The announcement came in the form of an official military order by the Syrian Democratic Forces Commander-in-Chief Mazloum Abdi released Friday by the militia's press office. Recent reports from the U.N. and human rights groups have accused the group of forcefully conscripting minors, prompting a denial from the fighters' political wing last month.
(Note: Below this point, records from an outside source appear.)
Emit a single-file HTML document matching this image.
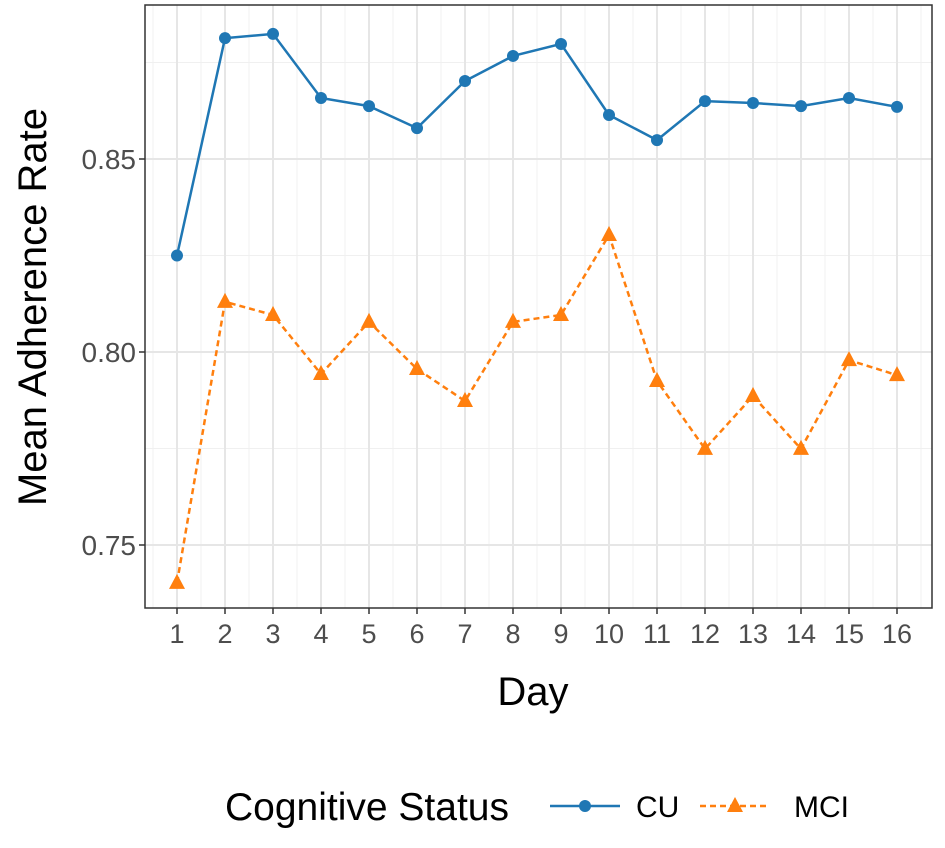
<!DOCTYPE html>
<html><head><meta charset="utf-8"><style>
body{margin:0;background:#fff;font-family:"Liberation Sans",Arial,sans-serif}
</style></head><body>
<svg id="chart" width="945" height="843" xmlns="http://www.w3.org/2000/svg">
<g id="grid"></g><g id="series"></g><g id="axes"></g>
</svg>
<script>
const days=[1,2,3,4,5,6,7,8,9,10,11,12,13,14,15,16];
const cuValues=[0.825,0.8813,0.8824,0.8658,0.8637,0.858,0.8702,0.8767,0.8798,0.8614,0.8549,0.865,0.8645,0.8637,0.8658,0.8635];
const mciValues=[0.7402,0.8130,0.8096,0.7943,0.8078,0.7956,0.7873,0.8078,0.8096,0.8303,0.7925,0.7749,0.7886,0.7749,0.7979,0.7940];
const yTicks=[0.75,0.80,0.85];
const yTickLabels=["0.75","0.80","0.85"];
const yMinor=[0.775,0.825,0.875];
const NS="http://www.w3.org/2000/svg";
const L=145,R=932,T=5,B=608;
const x=d=>177+(d-1)*48;
const y=v=>352-(v-0.80)*3860;
function mk(tag,attrs,parent,text){const e=document.createElementNS(NS,tag);for(const k in attrs)e.setAttribute(k,attrs[k]);if(text!==undefined)e.textContent=text;parent.appendChild(e);return e;}
const grid=document.getElementById('grid'),ser=document.getElementById('series'),ax=document.getElementById('axes');
mk('rect',{x:L,y:T,width:R-L,height:B-T,fill:'#fff'},grid);
yMinor.forEach(v=>{const l=mk('line',{x1:L,x2:R,y1:y(v),y2:y(v),stroke:'#f0f0f0','stroke-width':1},grid);

});
days.forEach(d=>{const l=mk('line',{x1:x(d)+24,x2:x(d)+24,y1:T,y2:B,stroke:'#f0f0f0','stroke-width':1},grid);

});
mk('line',{x1:x(1)-24,x2:x(1)-24,y1:T,y2:B,stroke:'#f0f0f0'},grid);
yTicks.forEach((v,i)=>{const l=mk('line',{x1:L,x2:R,y1:y(v),y2:y(v),stroke:'#e6e6e6','stroke-width':2},grid);


mk('line',{x1:L-6,x2:L,y1:y(v),y2:y(v),stroke:'#333','stroke-width':1.5},ax);
const t=mk('text',{x:L-9,y:y(v)+10,'text-anchor':'end','font-size':28,fill:'#4d4d4d'},ax,yTickLabels[i]);

});
days.forEach(d=>{const l=mk('line',{x1:x(d),x2:x(d),y1:T,y2:B,stroke:'#e6e6e6','stroke-width':2},grid);


mk('line',{x1:x(d),x2:x(d),y1:B,y2:B+6,stroke:'#333','stroke-width':1.5},ax);
const t=mk('text',{x:x(d),y:B+35,'text-anchor':'middle','font-size':27,fill:'#4d4d4d'},ax,String(d));

});
mk('rect',{x:L,y:T,width:R-L,height:B-T,fill:'none',stroke:'#333','stroke-width':1.5},ax);
const BLUE='#1f77b4',ORANGE='#ff7f0e';
const cuLine=mk('polyline',{points:days.map((d,i)=>x(d)+','+y(cuValues[i])).join(' '),fill:'none',stroke:BLUE,'stroke-width':2.5},ser);


const mciLine=mk('polyline',{points:days.map((d,i)=>x(d)+','+y(mciValues[i])).join(' '),fill:'none',stroke:ORANGE,'stroke-width':2.5,'stroke-dasharray':'6,4'},ser);


days.forEach((d,i)=>{const c=mk('circle',{cx:x(d),cy:y(cuValues[i]),r:6,fill:BLUE},ser);


const px=x(d),py=y(mciValues[i]);
const p=mk('polygon',{points:`${px},${py-9} ${px-8},${py+6} ${px+8},${py+6}`,fill:ORANGE},ser);

});
</script>
<svg style="position:absolute;left:0;top:0" width="945" height="843" xmlns="http://www.w3.org/2000/svg">
<text x="533" y="705" text-anchor="middle" font-size="40" fill="#000">Day</text>
<text transform="translate(46,307) rotate(-90)" text-anchor="middle" font-size="40" fill="#000">Mean Adherence Rate</text>
<g>
<text x="225" y="820" font-size="39" fill="#000">Cognitive Status</text>
<g>
<line x1="550" x2="620" y1="806" y2="806" stroke="#1f77b4" stroke-width="2.5"/><circle cx="585" cy="806" r="6" fill="#1f77b4"/>
<text x="636" y="817" font-size="30" fill="#000">CU</text></g>
<g>
<line x1="700" x2="770" y1="806" y2="806" stroke="#ff7f0e" stroke-width="2.5" stroke-dasharray="6,4"/><polygon points="735,797 727,812 743,812" fill="#ff7f0e"/>
<text x="794" y="817" font-size="30" fill="#000">MCI</text></g>
</g>
</svg>
</body></html>
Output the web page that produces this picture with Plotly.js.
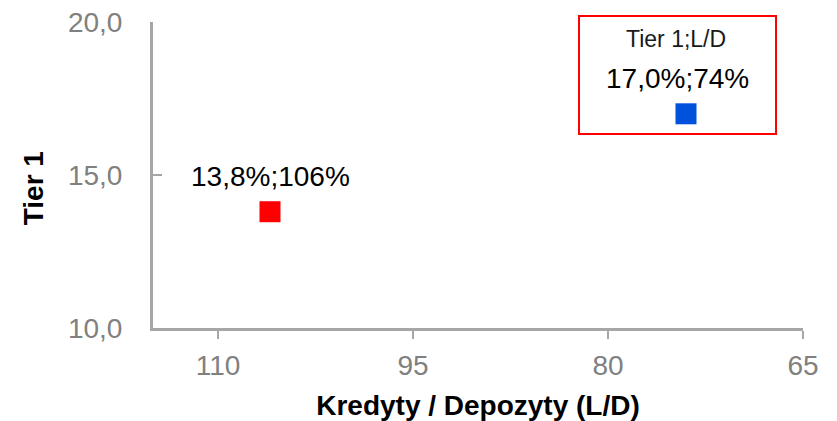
<!DOCTYPE html>
<html>
<head>
<meta charset="utf-8">
<script src="https://cdn.plot.ly/plotly-3.0.1.min.js"></script>
<style>html,body{margin:0;padding:0;background:#fff;}#chart{width:837px;height:421px;}</style>
</head>
<body>
<div id="chart"></div>
<script>
// Data
const seriesNames = ["Bank A", "Bank B"];
const ldRatio = [106, 74];      // Kredyty / Depozyty (L/D), %
const tier1 = [13.8, 17.0];     // Tier 1, %
const pointColors = ["#ff0000", "#0052dc"];
const labelShiftX = [0, -9];
const xTickVals = [110, 95, 80, 65];
const yTickVals = [10, 15, 20];
const xTitle = "Kredyty / Depozyty (L/D)";
const yTitle = "Tier 1";
const boxTitle = "Tier 1;L/D";

const FONT = "Liberation Sans, Arial, sans-serif";
const fmt = (v, d) => v.toFixed(d).replace('.', ',');
const labels = tier1.map((t, i) => fmt(t, 1) + "%;" + ldRatio[i] + "%");

const traces = ldRatio.map((x, i) => ({
  type: "scatter",
  mode: "markers",
  name: seriesNames[i],
  x: [x],
  y: [tier1[i]],
  text: [labels[i]],
  marker: {symbol: "square", size: 21, color: pointColors[i], line: {width: 0}},
  cliponaxis: false,
  hoverinfo: "text"
}));

const labelAnns = ldRatio.map((x, i) => ({
  text: labels[i], x: x, y: tier1[i], xref: "x", yref: "y",
  xanchor: "center", yanchor: "middle", showarrow: false,
  xshift: labelShiftX[i], yshift: 35,
  font: {family: FONT, size: 28, color: "#000"}
}));

const layout = {
  width: 837, height: 421,
  margin: {l: 153, r: 34, t: 22, b: 93, pad: 0},
  paper_bgcolor: "#fff", plot_bgcolor: "#fff",
  showlegend: false,
  separators: ", ",
  font: {family: FONT},
  xaxis: {
    range: [115, 65],
    tickvals: xTickVals,
    ticktext: xTickVals.map(String),
    showgrid: false, zeroline: false,
    showline: true, linecolor: "#a6a6a6", linewidth: 3,
    ticks: "outside", ticklen: 8, tickwidth: 2, tickcolor: "#a6a6a6",
    ticklabelstandoff: 2,
    tickfont: {family: FONT, size: 28, color: "#808080"},
    title: {text: xTitle, font: {family: FONT, size: 28, color: "#000", weight: "bold"}, standoff: 17}
  },
  yaxis: {
    range: [10, 20],
    tickvals: yTickVals,
    tickformat: ".1f",
    showgrid: false, zeroline: false,
    showline: true, linecolor: "#a6a6a6", linewidth: 3,
    ticks: "inside", ticklen: 9, tickwidth: 2, tickcolor: "#a6a6a6",
    ticklabelstandoff: 22,
    tickfont: {family: FONT, size: 28, color: "#808080"},
    title: {text: ""}
  },
  shapes: [{
    type: "rect", xref: "paper", yref: "paper",
    x0: 0.6554, x1: 0.9585, y0: 0.634, y1: 1.0196,
    line: {color: "#ff0000", width: 2}, fillcolor: "rgba(0,0,0,0)", layer: "below"
  }],
  annotations: [
    {text: boxTitle, xref: "paper", yref: "paper", x: 0.805, y: 0.944,
     xanchor: "center", yanchor: "middle", showarrow: false,
     font: {family: FONT, size: 23, color: "#1a1a1a"}},
    {text: "<b>" + yTitle + "</b>", xref: "paper", yref: "paper", x: -0.184, y: 0.458,
     xanchor: "center", yanchor: "middle", showarrow: false, textangle: -90,
     font: {family: FONT, size: 28, color: "#000"}}
  ].concat(labelAnns)
};

Plotly.newPlot("chart", traces, layout, {displayModeBar: false, staticPlot: true});
</script>
</body>
</html>
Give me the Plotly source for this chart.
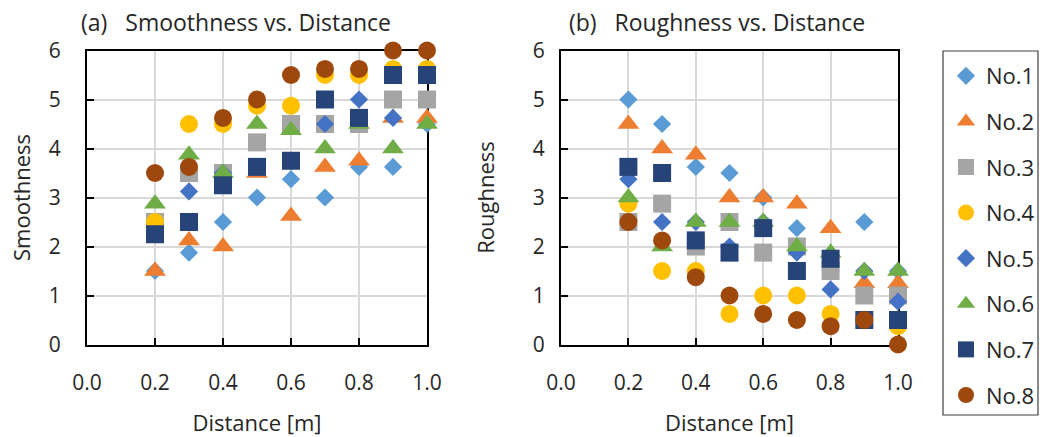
import plotly.graph_objects as go

distance = [0.2, 0.3, 0.4, 0.5, 0.6, 0.7, 0.8, 0.9, 1.0]
series_names = ["No.1", "No.2", "No.3", "No.4", "No.5", "No.6", "No.7", "No.8"]

smooth_no1 = [1.5, 1.875, 2.5, 3.0, 3.375, 3.0, 3.625, 3.625, 4.5]
smooth_no2 = [1.5, 2.125, 2.0, 3.5, 2.625, 3.625, 3.75, 4.625, 4.625]
smooth_no3 = [2.5, 3.5, 3.5, 4.125, 4.5, 4.5, 4.5, 5.0, 5.0]
smooth_no4 = [2.5, 4.5, 4.5, 4.875, 4.875, 5.5, 5.5, 5.625, 5.625]
smooth_no5 = [2.25, 3.125, 3.5, 3.625, 3.75, 4.5, 5.0, 4.625, 5.5]
smooth_no6 = [2.875, 3.875, 3.5, 4.5, 4.375, 4.0, 4.5, 4.0, 4.5]
smooth_no7 = [2.25, 2.5, 3.25, 3.625, 3.75, 5.0, 4.625, 5.5, 5.5]
smooth_no8 = [3.5, 3.625, 4.625, 5.0, 5.5, 5.625, 5.625, 6.0, 6.0]

rough_no1 = [5.0, 4.5, 3.625, 3.5, 3.0, 2.375, 1.5, 2.5, 1.5]
rough_no2 = [4.5, 4.0, 3.875, 3.0, 3.0, 2.875, 2.375, 1.25, 1.25]
rough_no3 = [2.5, 2.875, 2.0, 2.5, 1.875, 2.0, 1.5, 1.0, 1.0]
rough_no4 = [2.875, 1.5, 1.5, 0.625, 1.0, 1.0, 0.625, 0.5, 0.375]
rough_no5 = [3.375, 2.5, 2.5, 2.0, 2.5, 1.875, 1.125, 1.5, 0.875]
rough_no6 = [3.0, 2.0, 2.5, 2.5, 2.5, 2.0, 1.875, 1.5, 1.5]
rough_no7 = [3.625, 3.5, 2.125, 1.875, 2.375, 1.5, 1.75, 0.5, 0.5]
rough_no8 = [2.5, 2.125, 1.375, 1.0, 0.625, 0.5, 0.375, 0.5, 0.0]

smoothness = [smooth_no1, smooth_no2, smooth_no3, smooth_no4,
              smooth_no5, smooth_no6, smooth_no7, smooth_no8]
roughness = [rough_no1, rough_no2, rough_no3, rough_no4,
             rough_no5, rough_no6, rough_no7, rough_no8]

x_ticks = [0.0, 0.2, 0.4, 0.6, 0.8, 1.0]
y_ticks = [0, 1, 2, 3, 4, 5, 6]

colors = ["#5B9BD5", "#ED7D31", "#A5A5A5", "#FFC000",
          "#4472C4", "#70AD47", "#264478", "#9E480E"]
symbols = ["diamond", "triangle-up", "square", "circle",
           "diamond", "triangle-up", "square", "circle"]
sizes = [14, 19, 18, 18, 14, 19, 18, 18]

FONT = "Open Sans"
TXT = "#262626"

fig = go.Figure()
for i, name in enumerate(series_names):
    for data, xa, ya, show in [(smoothness[i], "x", "y", False),
                               (roughness[i], "x2", "y2", True)]:
        fig.add_trace(go.Scatter(
            x=distance, y=data, xaxis=xa, yaxis=ya, mode="markers",
            name=name, legendgroup=name, showlegend=show,
            cliponaxis=False,
            marker=dict(symbol=symbols[i], size=sizes[i], color=colors[i],
                        line=dict(width=0)),
        ))

W, H = 1040, 437
ydom = [1 - 344.5 / H, 1 - 50.5 / H]

axis_common = dict(
    showline=True, linecolor="black", linewidth=2, mirror=True,
    showgrid=True, gridcolor="#d9d9d9", gridwidth=1.5,
    ticks="inside", ticklen=7, tickwidth=2, tickcolor="black",
    zeroline=False, layer="below traces", automargin=False,
    tickfont=dict(family=FONT, size=21, color=TXT),
)

xaxis_common = dict(axis_common, range=[0, 1], tickvals=x_ticks,
                    ticktext=[f"{v:.1f}" for v in x_ticks],
                    ticklabelstandoff=18,
                    title=dict(text="Distance [m]", standoff=31,
                               font=dict(family=FONT, size=22, color=TXT)))
yaxis_common = dict(axis_common, range=[0, 6], tickvals=y_ticks)

fig.update_layout(
    width=W, height=H,
    margin=dict(l=0, r=0, t=0, b=0),
    paper_bgcolor="white", plot_bgcolor="white",
    font=dict(family=FONT, color=TXT),
    xaxis=dict(xaxis_common, domain=[87 / W, 427 / W], anchor="y"),
    yaxis=dict(yaxis_common, domain=ydom, anchor="x", ticklabelstandoff=20,
               title=dict(text="Smoothness", standoff=12,
                          font=dict(family=FONT, size=22, color=TXT))),
    xaxis2=dict(xaxis_common, domain=[561 / W, 898 / W], anchor="y2"),
    yaxis2=dict(yaxis_common, domain=ydom, anchor="x2", ticklabelstandoff=10,
                title=dict(text="Roughness", standoff=32,
                           font=dict(family=FONT, size=22, color=TXT))),
    legend=dict(
        x=946 / W, xanchor="left", y=1 - 55 / H, yanchor="top",
        borderwidth=0, bgcolor="rgba(0,0,0,0)",
        font=dict(family=FONT, size=22, color=TXT),
        tracegroupgap=14, itemsizing="trace",
    ),
    showlegend=True,
    shapes=[dict(type="rect", xref="paper", yref="paper",
                 x0=943 / W, x1=1038 / W, y0=1 - 415 / H, y1=1 - 51 / H,
                 line=dict(color="#404040", width=1.2), layer="below")],
    annotations=[
        dict(text="(a)\u00a0\u00a0\u00a0Smoothness vs. Distance",
             xref="paper", yref="paper", x=79 / W, y=1 - 22 / H,
             xanchor="left", yanchor="middle", showarrow=False,
             font=dict(family=FONT, size=23, color=TXT)),
        dict(text="(b)\u00a0\u00a0\u00a0Roughness vs. Distance",
             xref="paper", yref="paper", x=567 / W, y=1 - 22 / H,
             xanchor="left", yanchor="middle", showarrow=False,
             font=dict(family=FONT, size=23, color=TXT)),
    ],
)

fig.write_html(
    "out.html",
    config={"displayModeBar": False},
    post_script="document.body.style.margin='0';document.body.style.overflow='hidden';",
)
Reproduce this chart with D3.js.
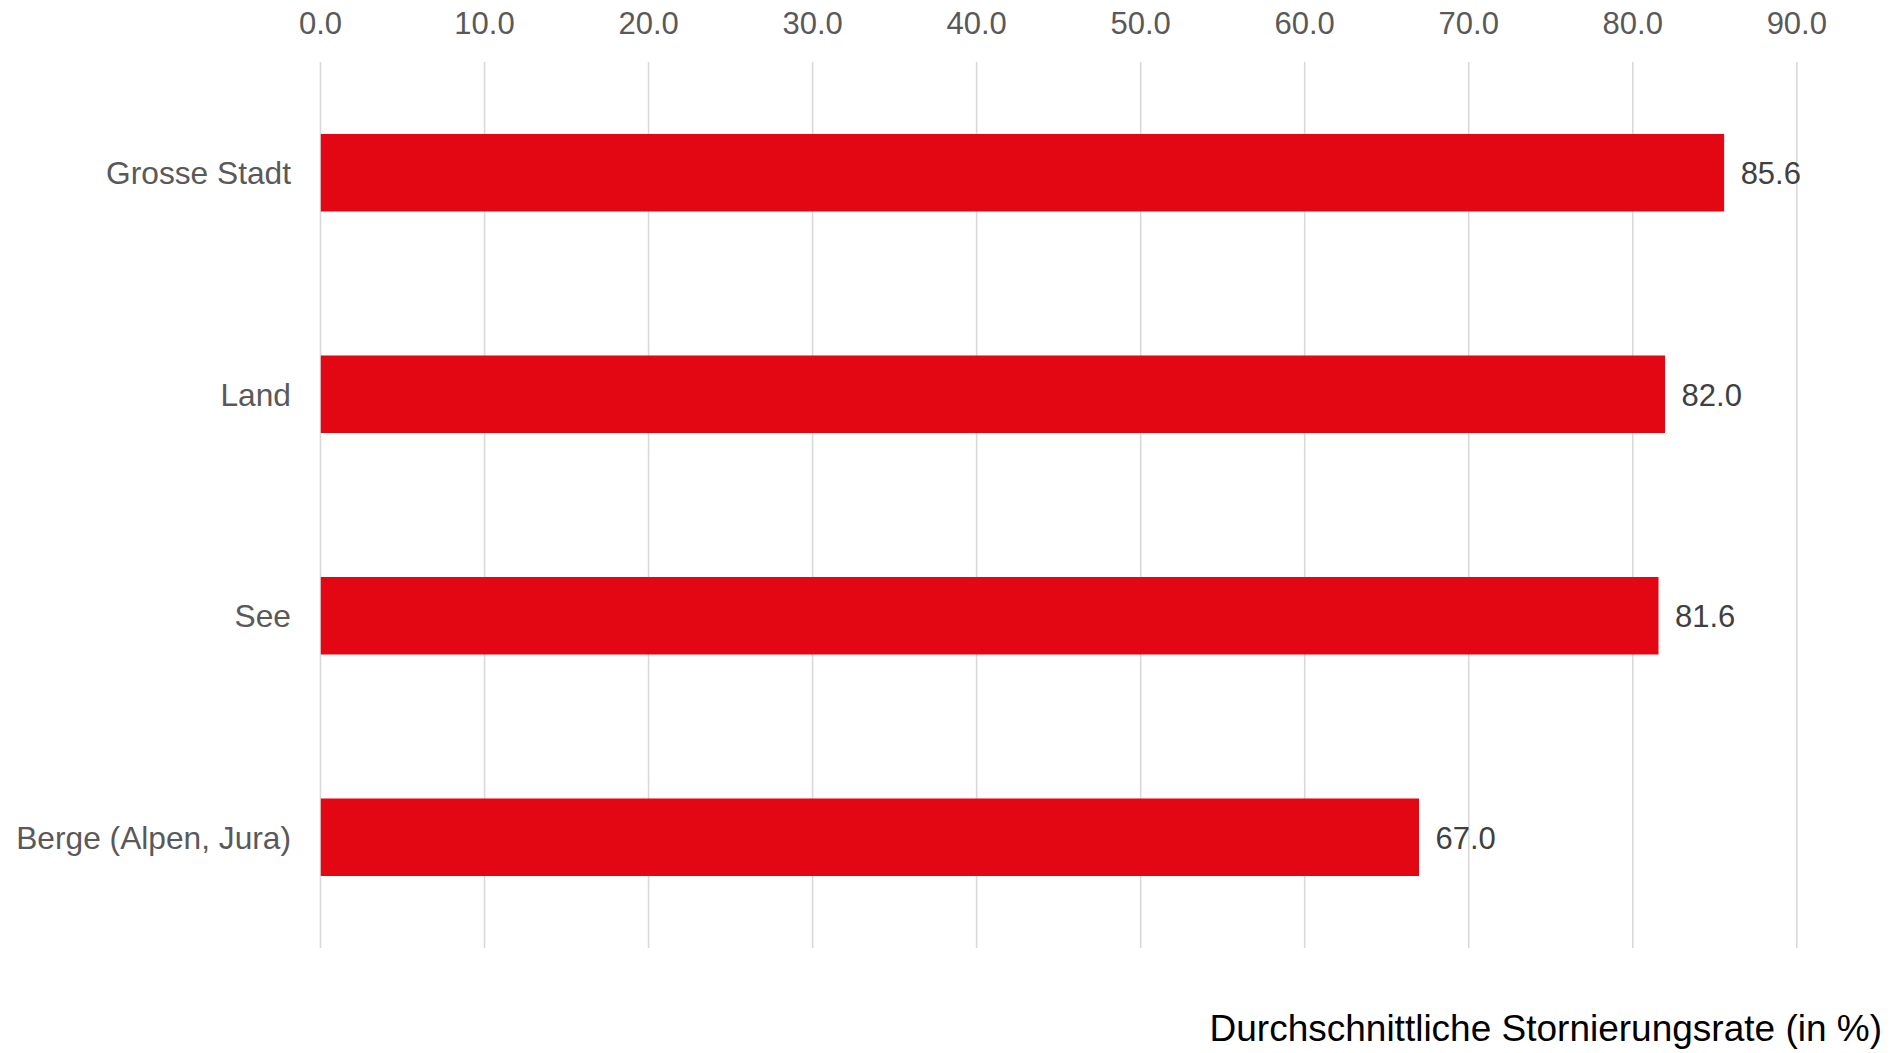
<!DOCTYPE html>
<html>
<head>
<meta charset="utf-8">
<script src="https://cdn.jsdelivr.net/npm/d3@7"></script>
<style>
  html, body { margin: 0; padding: 0; background: #ffffff; }
  svg { display: block; font-family: "Liberation Sans", Arial, Helvetica, sans-serif; }
</style>
</head>
<body>
<svg id="chart" width="1895" height="1053"></svg>
<script>
// ---- data ----
const categories = ["Grosse Stadt", "Land", "See", "Berge (Alpen, Jura)"];
const values = [85.6, 82.0, 81.6, 67.0];
const tickValues = [0, 10, 20, 30, 40, 50, 60, 70, 80, 90];
const axisTitle = "Durchschnittliche Stornierungsrate (in %)";

// ---- layout ----
const W = 1895, H = 1053;
const plotLeft = 320, plotRight = 1796.3;
const plotTop = 62, plotBottom = 948;

const svg = d3.select("#chart");

const x = d3.scaleLinear().domain([0, 90]).range([plotLeft, plotRight]);
const y = d3.scaleBand().domain(categories).range([plotTop, plotBottom])
  .paddingInner(0.65).paddingOuter(0.325);

// gridlines
const grid = svg.append("g")
  .attr("transform", `translate(0,${plotTop})`)
  .call(d3.axisBottom(x).tickValues(tickValues).tickSize(plotBottom - plotTop).tickFormat(""));
grid.select(".domain").remove();
grid.selectAll(".tick line").attr("stroke", "#d9d9d9").attr("stroke-width", 1.6);

// top axis labels
const xAxis = svg.append("g")
  .attr("transform", "translate(0,33.8)")
  .call(d3.axisTop(x).tickValues(tickValues).tickFormat(d3.format(".1f")).tickSize(0).tickPadding(0));
xAxis.select(".domain").remove();
xAxis.selectAll("text")
  .attr("font-size", 31).attr("fill", "#595959")
  .attr("font-family", "'Liberation Sans', Arial, sans-serif");

// bars
svg.append("g").selectAll("rect")
  .data(values)
  .join("rect")
  .attr("x", x(0) + 0.8)
  .attr("y", (d, i) => y(categories[i]))
  .attr("width", d => x(d) - x(0) - 0.8)
  .attr("height", y.bandwidth())
  .attr("fill", "#e30613");

// value labels
svg.append("g").selectAll("text")
  .data(values)
  .join("text")
  .attr("x", d => x(d) + 16.5)
  .attr("y", (d, i) => y(categories[i]) + y.bandwidth() / 2)
  .attr("dy", "0.37em")
  .attr("font-size", 31)
  .attr("fill", "#404040")
  .text(d => d3.format(".1f")(d));

// category axis
const yAxis = svg.append("g")
  .attr("transform", `translate(${plotLeft},0)`)
  .call(d3.axisLeft(y).tickSize(0).tickPadding(29));
yAxis.select(".domain").remove();
yAxis.selectAll("text")
  .attr("font-size", 31.7).attr("fill", "#595959")
  .attr("dy", "0.36em")
  .attr("font-family", "'Liberation Sans', Arial, sans-serif");

// axis title
svg.append("text")
  .attr("x", 1882)
  .attr("y", 1041)
  .attr("text-anchor", "end")
  .attr("font-size", 37)
  .attr("fill", "#000000")
  .text(axisTitle);
</script>
</body>
</html>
While not explicitly admitting fault, the latest order instructed fighters under the age of 18 to be removed from service in compliance with international law.
"The Commander-in-Chief of the Syrian Democratic Forces [Mazloum Abdi] issued a military order to all concerned of the relevant parties of the components of the Syrian Democratic Forces, which included a number of clauses that confirm the commitment of the Syrian Democratic Forces to all the provisions and instruments contained in international conventions to spare children from the scourge and calamities of war."
Abdi specifically expressed his commitment to U.N.'s 1989 Convention on the Rights of the Child, last year's Annual Report of the Secretary-General on Children and Armed Conflict, U.N. Security Council Resolution 1612 "and subsequent council resolutions on children and armed conflict."